“Creadores de opinión”. Así se llamaba el curso de verano que Juan Luis Cebrián dirigió en julio de 1993 en San Lorenzo del Escorial. Aunque Felipe González había ganado un mes antes las elecciones a Aznar en el último minuto, la atmósfera de evidente división política se agitaba cada mañana al ritmo de las tertulias radiofónicas. Acudí a aquel encuentro como licenciado en Historia Contemporánea, como alumno interesado en el “Parlamento de papel” que habían configurado los medios escritos durante la transición y, todavía sin saberlo, como futuro periodista.
Aquellas jornadas regresaron este domingo a mi memoria al leer que, durante un encuentro en Cádiz junto a otros editores, Cebrián sostuvo que los diarios no vertebran ya la opinión pública. “Si el Rey ha pedido disculpas, no ha sido por los medios, sino por las redes sociales”, aseguró el actual presidente ejecutivo de PRISA, reincidiendo en su pesimismo de los últimos tiempos.
En cuarenta años el periodismo ha pasado de ser protagonista en la conquista de las libertades a escenario de una cruenta batalla de influencias políticas para convertirse finalmente en testigo defraudado de su propia depreciación social. Aquellos laureados editoriales por la democracia descansan, añejos y encuadernados, en los anaqueles de bibliotecas poco frecuentadas. Esos grandes grupos multimedia que aspiraban a condicionar gobiernos se tambalean malheridos por la deudas. Y los profesionales, si no como zombies, peregrinamos como náufragos digitales al expendedor de antidepresivos que algún emprendedor reciclado aparcó junto a la máquina del café. El periodista no debe ser noticia; su despido ha dejado de serlo.
Nunca pretendería pasar por experto pero he ido sumando perspectivas. Hice televisión para el grupo PRISA y trabajo actualmente en Internet para Unidad Editorial. Me considero entre los jóvenes de la vieja escuela mientras intento situarme entre los mayores de la nueva. Tras década y media dedicada a los contenidos, aprendo cada día en las redes sociales. Estoy seguro de su valor, interesado en sus usos informativos, fascinado por los nuevos prescriptores, pero convencido de que su influencia se inscribe en un ecosistema de mayor complejidad.

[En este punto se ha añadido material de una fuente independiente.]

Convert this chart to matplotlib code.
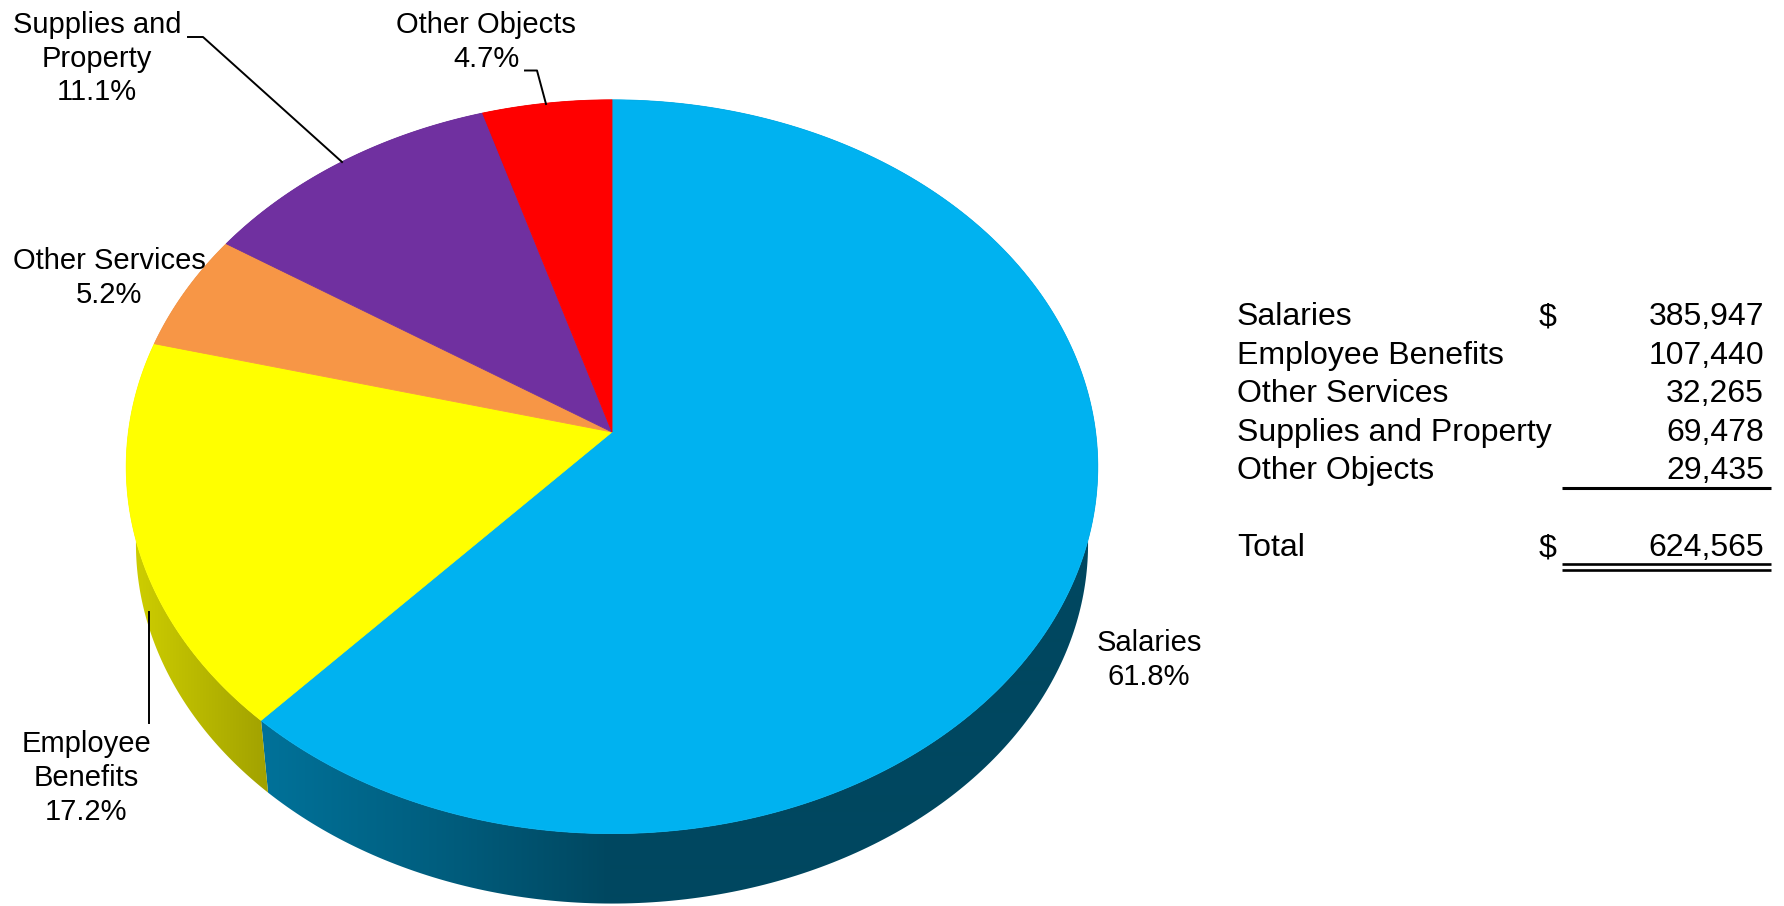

No trato de minimizar el impacto periodístico de Twitter, Facebook u otros puntos de encuentro con nuestros seguidores; dispararía contra mis propios intereses. Pero de mis maestros en Internet he aprendido que, en esta era de fans, el valor de las redes crece proporcionalmente al valor de los contenidos que en ellas se comparten. Y ahí todavía podemos pelear por nuestro papel profesional. Cuando cada ciudadano ya puede constituirse en fotógrafo o reportero, cuando el titular viaja en un tuit, la supervivencia nos obliga a empeñar nuestras destrezas en géneros más elaborados, o bien a aportar criterio y fuentes para filtrar las informaciones de otros. ¿Creadores de opinión? Antes, me temo, curadores (curators) de contenidos.
Contra la crisis del periodismo, mejor periodismo. La misma receta de 1993, la misma de la transición. Una conclusión que se repite en los foros especializados, una consigna que deberíamos poner en el salvapantallas. Un principio que vuelve a ignorarse al anunciar los próximos despidos en las redacciones de El Mundo y El País, núcleos simbólicos de la producción de contenidos. Y ese es el contrasentido. Siempre con el reloj - ahora también con el calendario- en la cabeza, agobiados por los números rojos de nuestras empresas y las propias letras de pago, creo que a los periodistas nos gustaría escuchar de los grandes editores una defensa, acaso apresurada, de este oficio. Y, sin intención de personalizar, demasiadas veces sólo recibimos el certificado de defunción del negocio, el lamento por una influencia que ellos y nosotros estamos menospreciando.